• Short exercise: Copy everything in the listing below word for word, apart from any images.

• Data extract:
● ● ● ●

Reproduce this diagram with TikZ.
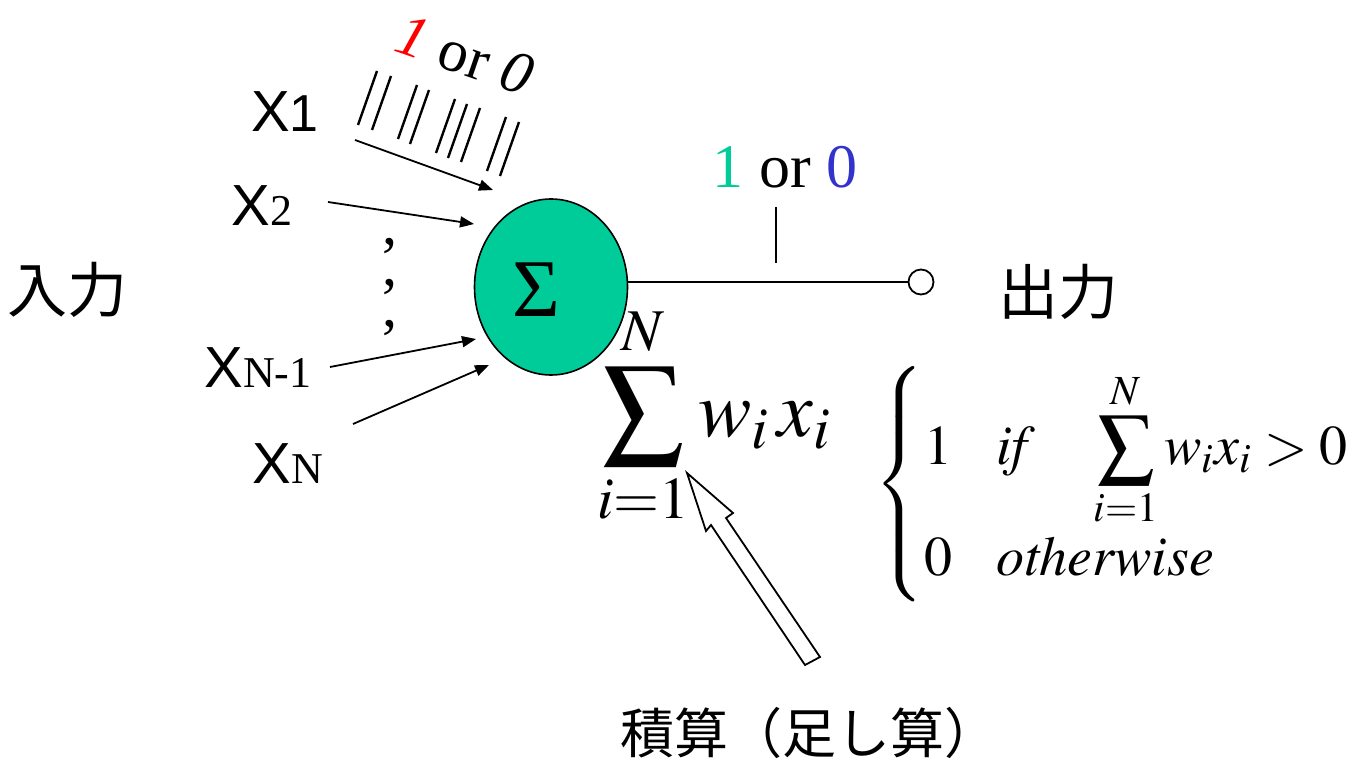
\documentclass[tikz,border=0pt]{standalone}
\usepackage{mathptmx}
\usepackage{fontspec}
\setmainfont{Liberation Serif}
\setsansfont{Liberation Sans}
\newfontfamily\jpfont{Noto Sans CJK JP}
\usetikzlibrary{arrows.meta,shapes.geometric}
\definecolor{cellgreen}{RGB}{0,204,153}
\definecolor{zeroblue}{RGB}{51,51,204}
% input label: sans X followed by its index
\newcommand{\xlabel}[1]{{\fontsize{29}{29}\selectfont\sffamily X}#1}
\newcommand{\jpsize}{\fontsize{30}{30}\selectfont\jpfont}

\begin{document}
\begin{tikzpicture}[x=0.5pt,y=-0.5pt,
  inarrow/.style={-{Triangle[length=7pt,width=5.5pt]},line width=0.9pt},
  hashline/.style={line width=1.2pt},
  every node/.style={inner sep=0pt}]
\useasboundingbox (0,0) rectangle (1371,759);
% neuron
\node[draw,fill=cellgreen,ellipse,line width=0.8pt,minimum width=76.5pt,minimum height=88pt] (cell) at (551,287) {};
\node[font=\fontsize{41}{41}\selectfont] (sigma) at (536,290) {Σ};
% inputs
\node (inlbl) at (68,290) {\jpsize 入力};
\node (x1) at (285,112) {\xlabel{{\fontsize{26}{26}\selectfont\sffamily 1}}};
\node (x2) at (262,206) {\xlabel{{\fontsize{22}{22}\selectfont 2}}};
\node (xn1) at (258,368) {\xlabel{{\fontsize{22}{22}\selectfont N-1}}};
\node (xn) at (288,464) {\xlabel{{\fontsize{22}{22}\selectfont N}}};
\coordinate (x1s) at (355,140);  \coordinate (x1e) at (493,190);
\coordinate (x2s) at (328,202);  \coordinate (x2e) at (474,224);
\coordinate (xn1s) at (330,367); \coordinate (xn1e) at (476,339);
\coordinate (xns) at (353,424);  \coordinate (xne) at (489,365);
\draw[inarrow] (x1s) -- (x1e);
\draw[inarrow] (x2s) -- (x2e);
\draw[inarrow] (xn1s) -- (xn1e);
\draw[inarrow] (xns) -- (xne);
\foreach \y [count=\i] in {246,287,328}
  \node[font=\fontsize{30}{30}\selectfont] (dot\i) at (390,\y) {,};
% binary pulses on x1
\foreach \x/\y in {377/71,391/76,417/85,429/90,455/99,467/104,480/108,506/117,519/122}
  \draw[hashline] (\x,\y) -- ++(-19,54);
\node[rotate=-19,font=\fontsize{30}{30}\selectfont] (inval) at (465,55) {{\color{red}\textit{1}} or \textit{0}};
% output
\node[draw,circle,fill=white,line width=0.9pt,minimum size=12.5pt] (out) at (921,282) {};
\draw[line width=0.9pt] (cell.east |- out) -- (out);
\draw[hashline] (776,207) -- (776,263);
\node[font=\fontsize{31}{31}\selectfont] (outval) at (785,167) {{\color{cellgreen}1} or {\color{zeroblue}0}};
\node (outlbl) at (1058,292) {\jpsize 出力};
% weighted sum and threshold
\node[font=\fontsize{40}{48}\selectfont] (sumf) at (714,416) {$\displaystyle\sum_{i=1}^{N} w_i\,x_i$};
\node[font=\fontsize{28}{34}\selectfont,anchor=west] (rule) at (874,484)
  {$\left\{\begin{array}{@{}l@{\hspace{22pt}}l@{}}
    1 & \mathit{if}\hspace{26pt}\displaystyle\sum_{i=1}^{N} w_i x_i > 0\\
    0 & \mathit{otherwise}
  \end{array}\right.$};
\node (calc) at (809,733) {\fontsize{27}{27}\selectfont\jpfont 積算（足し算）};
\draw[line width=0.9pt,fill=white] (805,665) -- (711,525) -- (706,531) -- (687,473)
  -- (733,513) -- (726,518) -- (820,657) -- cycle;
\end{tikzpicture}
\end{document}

● ● ● ●

• Full response:
Reproduce this diagram with TikZ.
\documentclass[tikz,border=0pt]{standalone}
\usepackage{mathptmx}
\usepackage{fontspec}
\setmainfont{Liberation Serif}
\setsansfont{Liberation Sans}
\newfontfamily\jpfont{Noto Sans CJK JP}
\usetikzlibrary{arrows.meta,shapes.geometric}
\definecolor{cellgreen}{RGB}{0,204,153}
\definecolor{zeroblue}{RGB}{51,51,204}
% input label: sans X followed by its index
\newcommand{\xlabel}[1]{{\fontsize{29}{29}\selectfont\sffamily X}#1}
\newcommand{\jpsize}{\fontsize{30}{30}\selectfont\jpfont}

\begin{document}
\begin{tikzpicture}[x=0.5pt,y=-0.5pt,
  inarrow/.style={-{Triangle[length=7pt,width=5.5pt]},line width=0.9pt},
  hashline/.style={line width=1.2pt},
  every node/.style={inner sep=0pt}]
\useasboundingbox (0,0) rectangle (1371,759);
% neuron
\node[draw,fill=cellgreen,ellipse,line width=0.8pt,minimum width=76.5pt,minimum height=88pt] (cell) at (551,287) {};
\node[font=\fontsize{41}{41}\selectfont] (sigma) at (536,290) {Σ};
% inputs
\node (inlbl) at (68,290) {\jpsize 入力};
\node (x1) at (285,112) {\xlabel{{\fontsize{26}{26}\selectfont\sffamily 1}}};
\node (x2) at (262,206) {\xlabel{{\fontsize{22}{22}\selectfont 2}}};
\node (xn1) at (258,368) {\xlabel{{\fontsize{22}{22}\selectfont N-1}}};
\node (xn) at (288,464) {\xlabel{{\fontsize{22}{22}\selectfont N}}};
\coordinate (x1s) at (355,140);  \coordinate (x1e) at (493,190);
\coordinate (x2s) at (328,202);  \coordinate (x2e) at (474,224);
\coordinate (xn1s) at (330,367); \coordinate (xn1e) at (476,339);
\coordinate (xns) at (353,424);  \coordinate (xne) at (489,365);
\draw[inarrow] (x1s) -- (x1e);
\draw[inarrow] (x2s) -- (x2e);
\draw[inarrow] (xn1s) -- (xn1e);
\draw[inarrow] (xns) -- (xne);
\foreach \y [count=\i] in {246,287,328}
  \node[font=\fontsize{30}{30}\selectfont] (dot\i) at (390,\y) {,};
% binary pulses on x1
\foreach \x/\y in {377/71,391/76,417/85,429/90,455/99,467/104,480/108,506/117,519/122}
  \draw[hashline] (\x,\y) -- ++(-19,54);
\node[rotate=-19,font=\fontsize{30}{30}\selectfont] (inval) at (465,55) {{\color{red}\textit{1}} or \textit{0}};
% output
\node[draw,circle,fill=white,line width=0.9pt,minimum size=12.5pt] (out) at (921,282) {};
\draw[line width=0.9pt] (cell.east |- out) -- (out);
\draw[hashline] (776,207) -- (776,263);
\node[font=\fontsize{31}{31}\selectfont] (outval) at (785,167) {{\color{cellgreen}1} or {\color{zeroblue}0}};
\node (outlbl) at (1058,292) {\jpsize 出力};
% weighted sum and threshold
\node[font=\fontsize{40}{48}\selectfont] (sumf) at (714,416) {$\displaystyle\sum_{i=1}^{N} w_i\,x_i$};
\node[font=\fontsize{28}{34}\selectfont,anchor=west] (rule) at (874,484)
  {$\left\{\begin{array}{@{}l@{\hspace{22pt}}l@{}}
    1 & \mathit{if}\hspace{26pt}\displaystyle\sum_{i=1}^{N} w_i x_i > 0\\
    0 & \mathit{otherwise}
  \end{array}\right.$};
\node (calc) at (809,733) {\fontsize{27}{27}\selectfont\jpfont 積算（足し算）};
\draw[line width=0.9pt,fill=white] (805,665) -- (711,525) -- (706,531) -- (687,473)
  -- (733,513) -- (726,518) -- (820,657) -- cycle;
\end{tikzpicture}
\end{document}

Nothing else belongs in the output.